(Records with drawing code)
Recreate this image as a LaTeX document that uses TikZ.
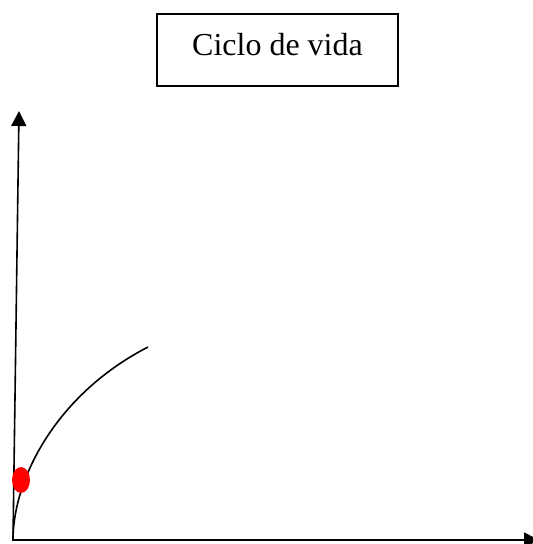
\documentclass[tikz,border=0pt]{standalone}
\usepackage{fontspec}
\setmainfont{Liberation Serif}
\usetikzlibrary{arrows.meta}

\begin{document}
\begin{tikzpicture}[x=1pt,y=-1pt,line width=1.6pt,
	axis/.style={-{Triangle[length=15pt,width=15pt]}},
	titlebox/.style={draw,line width=1.8pt,minimum width=241pt,inner xsep=0pt,inner ysep=0pt,
		text height=41pt,text depth=31pt,font=\fontsize{32}{38}\selectfont}]
			\useasboundingbox (0,0) rectangle (533,544);
			\node[titlebox] (title) at (277.5,50) {Ciclo de vida};
			\coordinate (origin) at (13,540);
			\coordinate (ytop) at (19,111);
			\coordinate (xend) at (539,540);
			\coordinate (curveend) at (148,347);
			\draw[axis] (origin) -- (ytop);
			\draw[axis] (12,540) -- (xend);
			\draw (origin) .. controls (13,480) and (55,395) .. (curveend);
			\fill[red] (21,480) ellipse (9 and 13);
		\end{tikzpicture}
\end{document}
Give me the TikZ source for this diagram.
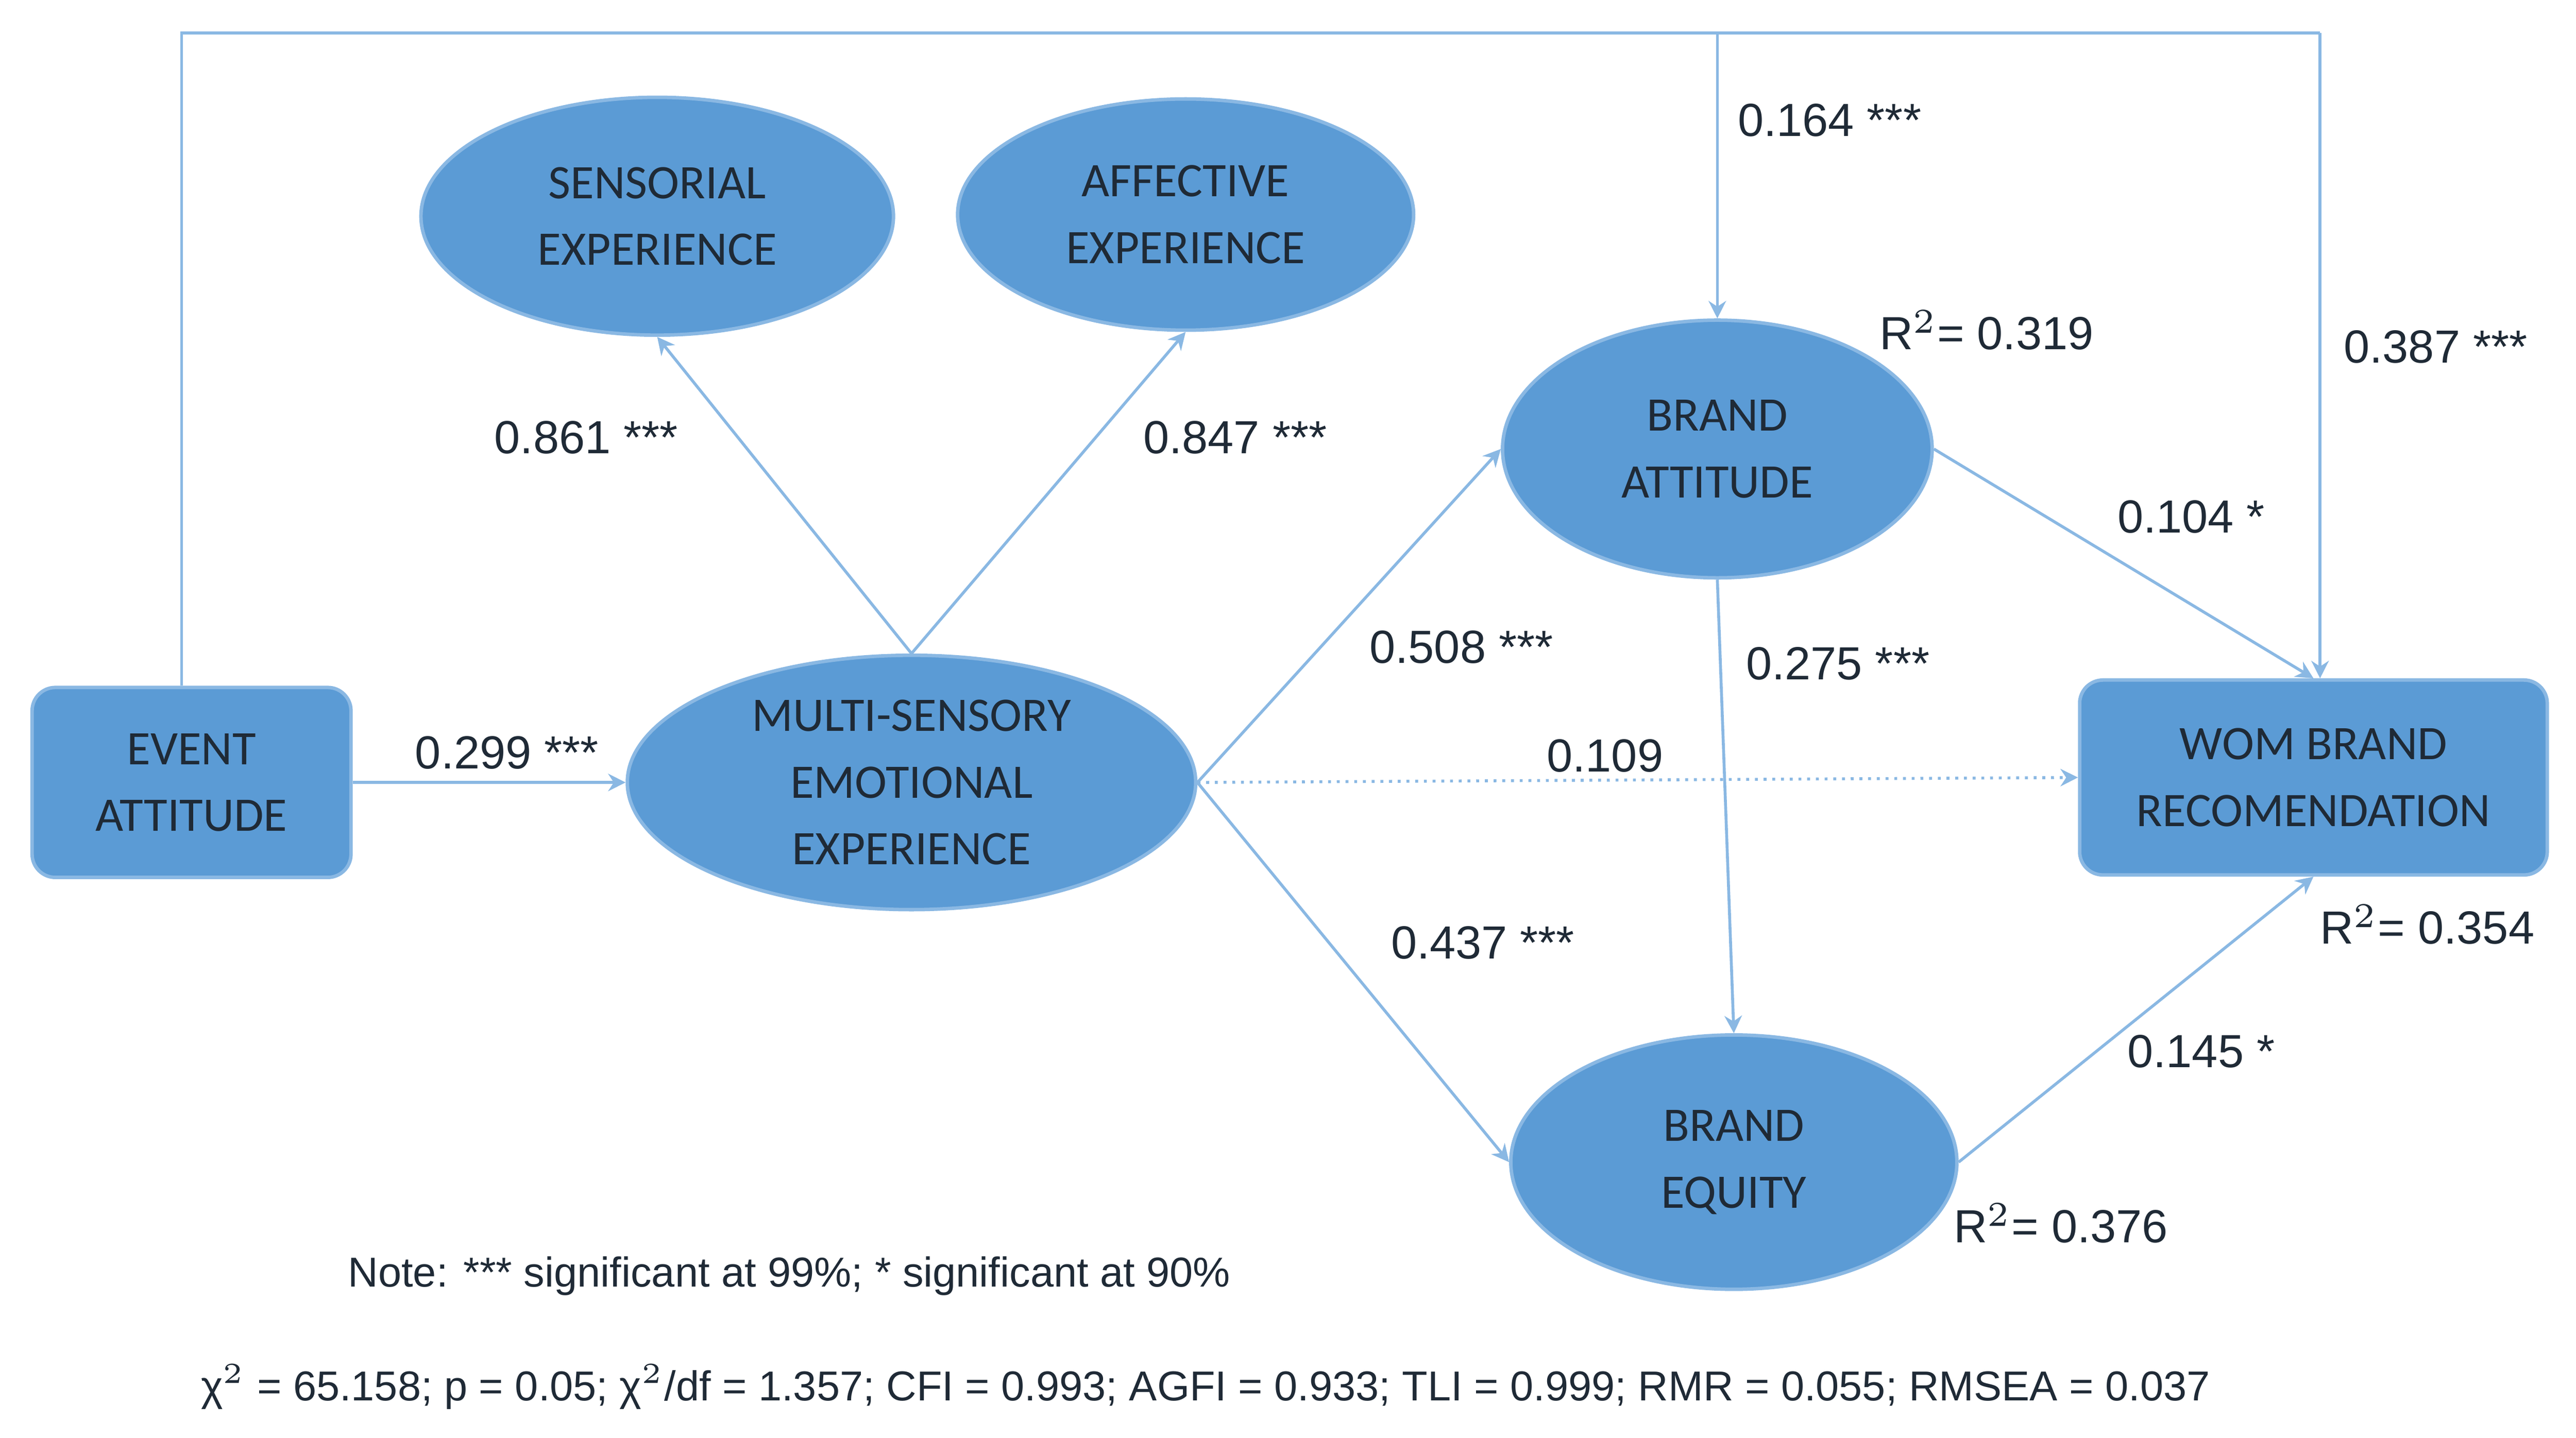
\documentclass[tikz,border=0pt]{standalone}
\usepackage{fontspec}
\setmainfont{Liberation Sans}
\newfontfamily\carlitofont{Carlito}
\usetikzlibrary{arrows.meta,shapes.geometric}
\definecolor{fillb}{HTML}{5B9BD5}
\definecolor{lineb}{HTML}{8AB8E3}
\definecolor{txt}{HTML}{1F2A36}
\begin{document}
\begin{tikzpicture}[x=0.01cm,y=-0.01cm,
  ell/.style={ellipse,fill=fillb,draw=lineb,line width=0.6pt,text=txt,font=\carlitofont\fontsize{8.3}{11.5}\selectfont,align=center,inner sep=0},
  box/.style={rectangle,rounded corners=4pt,fill=fillb,draw=lineb,line width=0.6pt,text=txt,font=\carlitofont\fontsize{8.3}{11.5}\selectfont,align=center},
  conn/.style={draw=lineb,line width=0.5pt,-{Stealth[length=3pt,width=3pt]}},
  lab/.style={font=\fontsize{8}{10}\selectfont,text=txt,inner sep=1pt}]
\useasboundingbox (0,0) rectangle (1560,871);
\node[box,minimum width=1.93cm,minimum height=1.15cm] (ea) at (116,474) {EVENT\\ATTITUDE};
\node[ell,minimum width=3.44cm,minimum height=1.54cm] (ms) at (552,474) {MULTI-SENSORY\\EMOTIONAL\\EXPERIENCE};
\node[ell,minimum width=2.86cm,minimum height=1.44cm] (se) at (398,131) {SENSORIAL\\EXPERIENCE};
\node[ell,minimum width=2.76cm,minimum height=1.40cm] (ae) at (718,130) {AFFECTIVE\\EXPERIENCE};
\node[ell,minimum width=2.60cm,minimum height=1.56cm] (ba) at (1040,272) {BRAND\\ATTITUDE};
\node[ell,minimum width=2.70cm,minimum height=1.54cm] (be) at (1050,704) {BRAND\\EQUITY};
\node[box,minimum width=2.83cm,minimum height=1.18cm] (wom) at (1401,471) {WOM BRAND\\RECOMENDATION};
\coordinate (c1) at (110,20);
\coordinate (c2) at (1405,20);
\coordinate (c3) at (1040,20);
\draw[conn] (ea.east) -- (ms.west);
\draw[conn] (ms.north) -- (se.south);
\draw[conn] (ms.north) -- (ae.south);
\draw[conn] (ms.east) -- (ba.west);
\draw[conn,densely dotted] (ms.east) -- (wom.west);
\draw[conn] (ms.east) -- (be.west);
\draw[conn] (ba.south) -- (be.north);
\draw[conn] (ba.east) -- (wom.north);
\draw[conn] (be.east) -- (wom.south);
\draw[draw=lineb,line width=0.5pt] (ea.north -| c1) -- (c1) -- (c2);
\draw[conn] (c2) -- (wom.north -| c2);
\draw[conn] (c3) -- (ba.north);
\node[lab] (l1) at (307,456) {0.299 ***};
\node[lab] (l2) at (355,265) {0.861 ***};
\node[lab] (l3) at (748,265) {0.847 ***};
\node[lab] (l4) at (885,392) {0.508 ***};
\node[lab] (l5) at (972,458) {0.109};
\node[lab] (l6) at (898,571) {0.437 ***};
\node[lab] (l7) at (1113,402) {0.275 ***};
\node[lab] (l8) at (1327,313) {0.104 *};
\node[lab] (l9) at (1333,637) {0.145 *};
\node[lab] (l10) at (1108,73) {0.164 ***};
\node[lab] (l11) at (1475,210) {0.387 ***};
\node[lab] (r1) at (1203,200) {R$^2$= 0.319};
\node[lab] (r2) at (1470,560) {R$^2$= 0.354};
\node[lab] (r3) at (1248,741) {R$^2$= 0.376};
\node[lab,font=\fontsize{7.2}{9}\selectfont] (n1) at (478,773) {Note: *** significant at 99\%; * significant at 90\%};
\node[lab,font=\fontsize{7.2}{9}\selectfont] (n2) at (730,840) {χ$^2$ = 65.158; p = 0.05; χ$^2$/df = 1.357; CFI = 0.993; AGFI = 0.933; TLI = 0.999; RMR = 0.055; RMSEA = 0.037};
\end{tikzpicture}
\end{document}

_Aim of the exercise_. Pick out lines containing the word "this", each one as written.

_Response_.
Recreate this image as a LaTeX document that uses TikZ.
Give me the TikZ source for this diagram.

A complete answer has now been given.